▶ _WHAT THE TASK REQUIRES_:
Filter this material down to the lines that hold "diagram", copying each one.
══════
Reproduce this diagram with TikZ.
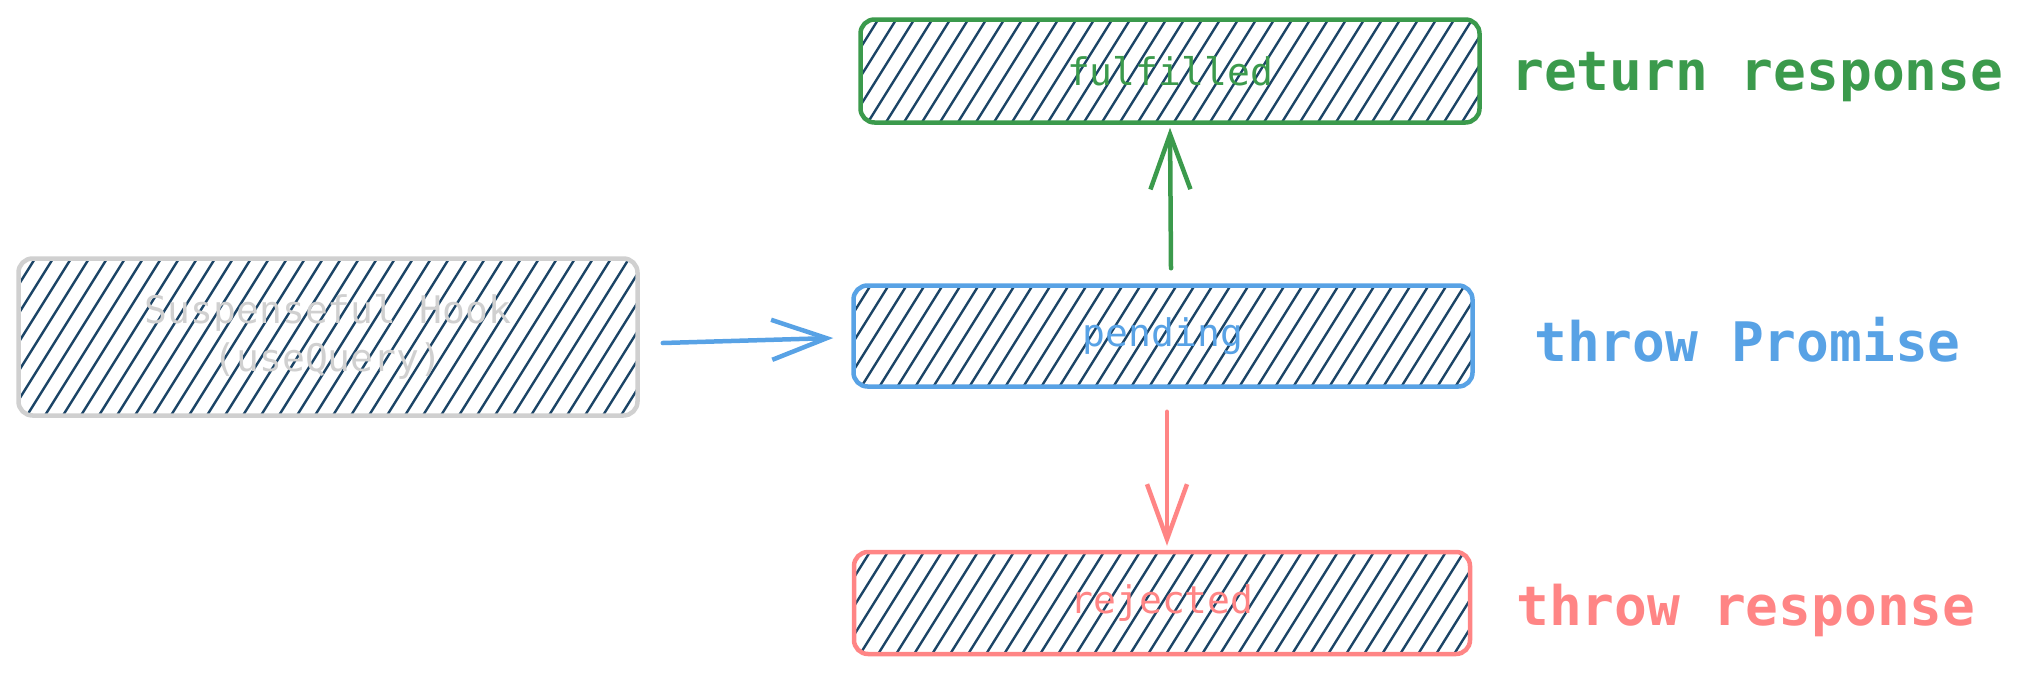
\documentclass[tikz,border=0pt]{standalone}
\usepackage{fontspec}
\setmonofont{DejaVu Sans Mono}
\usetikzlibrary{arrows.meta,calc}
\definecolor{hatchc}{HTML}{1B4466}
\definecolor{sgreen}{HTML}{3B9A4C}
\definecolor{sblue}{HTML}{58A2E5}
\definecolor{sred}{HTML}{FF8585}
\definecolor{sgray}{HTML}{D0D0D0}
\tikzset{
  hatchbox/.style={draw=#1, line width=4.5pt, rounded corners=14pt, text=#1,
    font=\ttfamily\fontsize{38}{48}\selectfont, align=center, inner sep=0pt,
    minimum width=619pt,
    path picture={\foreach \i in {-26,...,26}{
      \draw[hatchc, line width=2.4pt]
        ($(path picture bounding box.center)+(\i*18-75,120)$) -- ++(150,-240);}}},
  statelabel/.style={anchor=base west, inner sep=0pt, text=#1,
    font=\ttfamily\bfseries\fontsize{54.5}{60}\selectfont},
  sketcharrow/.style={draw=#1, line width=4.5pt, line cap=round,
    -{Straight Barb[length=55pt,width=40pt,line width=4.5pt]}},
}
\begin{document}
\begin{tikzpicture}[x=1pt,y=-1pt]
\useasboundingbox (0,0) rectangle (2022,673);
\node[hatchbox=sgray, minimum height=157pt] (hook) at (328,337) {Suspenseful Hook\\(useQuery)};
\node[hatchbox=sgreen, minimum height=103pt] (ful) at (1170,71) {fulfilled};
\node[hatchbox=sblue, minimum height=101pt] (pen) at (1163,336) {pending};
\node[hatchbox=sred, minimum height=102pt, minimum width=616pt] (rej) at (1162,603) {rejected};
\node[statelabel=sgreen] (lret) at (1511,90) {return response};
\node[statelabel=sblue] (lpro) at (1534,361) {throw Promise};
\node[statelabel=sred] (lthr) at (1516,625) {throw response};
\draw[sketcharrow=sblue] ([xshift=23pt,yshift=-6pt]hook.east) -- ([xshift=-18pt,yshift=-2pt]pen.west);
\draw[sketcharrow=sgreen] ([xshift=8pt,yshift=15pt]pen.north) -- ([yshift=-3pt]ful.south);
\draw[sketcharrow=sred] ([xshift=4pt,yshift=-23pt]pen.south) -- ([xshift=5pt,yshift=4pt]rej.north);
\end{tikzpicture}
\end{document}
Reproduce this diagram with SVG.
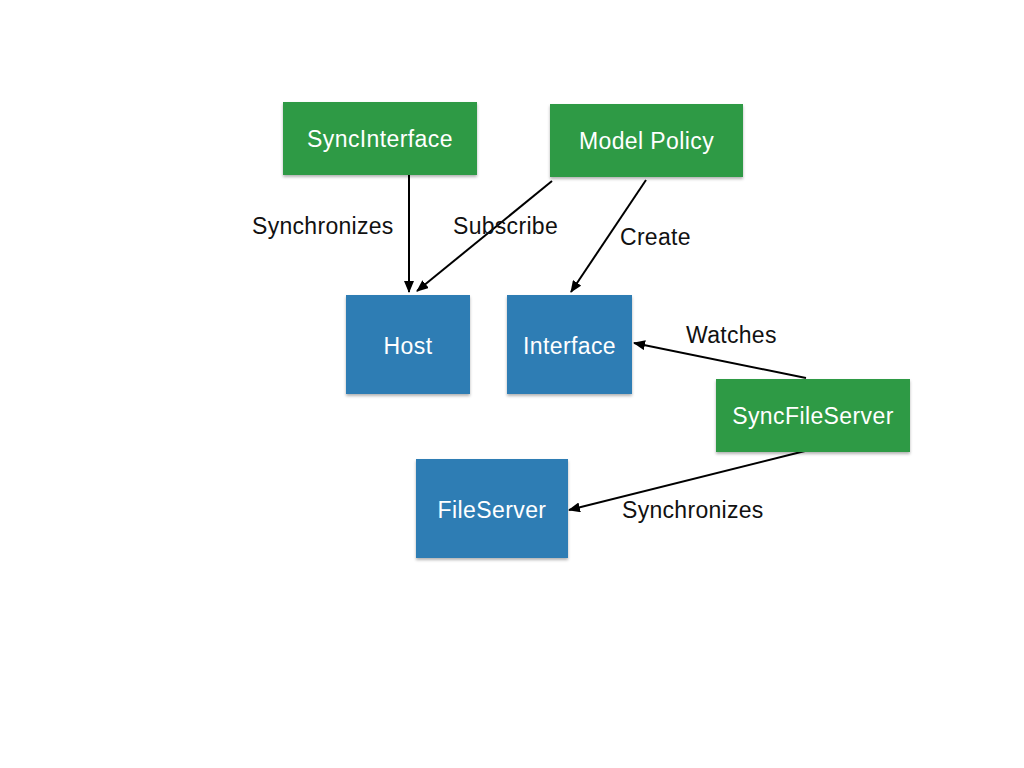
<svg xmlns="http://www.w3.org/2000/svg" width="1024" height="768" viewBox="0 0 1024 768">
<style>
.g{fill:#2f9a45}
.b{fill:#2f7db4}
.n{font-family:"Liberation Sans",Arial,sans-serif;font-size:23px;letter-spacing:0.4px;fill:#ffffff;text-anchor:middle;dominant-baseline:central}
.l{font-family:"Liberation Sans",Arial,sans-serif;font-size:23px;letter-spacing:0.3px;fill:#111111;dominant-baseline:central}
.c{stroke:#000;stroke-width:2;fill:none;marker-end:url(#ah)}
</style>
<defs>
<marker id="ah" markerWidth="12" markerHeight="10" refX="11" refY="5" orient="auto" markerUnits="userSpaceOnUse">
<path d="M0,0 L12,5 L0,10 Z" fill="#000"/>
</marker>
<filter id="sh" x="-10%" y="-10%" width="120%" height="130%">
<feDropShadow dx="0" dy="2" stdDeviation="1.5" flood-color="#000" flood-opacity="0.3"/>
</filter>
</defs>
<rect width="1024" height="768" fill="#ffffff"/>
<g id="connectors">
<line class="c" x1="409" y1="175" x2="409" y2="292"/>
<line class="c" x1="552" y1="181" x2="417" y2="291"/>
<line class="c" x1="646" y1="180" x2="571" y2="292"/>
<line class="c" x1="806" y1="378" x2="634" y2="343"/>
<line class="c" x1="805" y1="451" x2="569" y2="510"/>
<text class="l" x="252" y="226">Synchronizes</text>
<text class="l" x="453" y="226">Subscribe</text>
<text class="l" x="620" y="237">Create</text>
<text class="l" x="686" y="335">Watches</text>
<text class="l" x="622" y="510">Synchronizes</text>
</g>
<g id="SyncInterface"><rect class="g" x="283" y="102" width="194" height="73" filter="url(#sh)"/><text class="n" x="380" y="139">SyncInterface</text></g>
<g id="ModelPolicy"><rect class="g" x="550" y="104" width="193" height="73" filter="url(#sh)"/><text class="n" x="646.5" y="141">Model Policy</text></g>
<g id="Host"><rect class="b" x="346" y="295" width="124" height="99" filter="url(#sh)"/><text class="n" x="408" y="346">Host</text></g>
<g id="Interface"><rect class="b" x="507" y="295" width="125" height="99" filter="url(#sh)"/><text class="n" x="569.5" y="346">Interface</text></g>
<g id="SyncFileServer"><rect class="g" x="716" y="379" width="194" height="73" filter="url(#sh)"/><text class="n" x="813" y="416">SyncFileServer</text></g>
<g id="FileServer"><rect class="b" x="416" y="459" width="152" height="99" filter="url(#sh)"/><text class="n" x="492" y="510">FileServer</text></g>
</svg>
══════
▶ _RESULT_:
Reproduce this diagram with TikZ.
Reproduce this diagram with SVG.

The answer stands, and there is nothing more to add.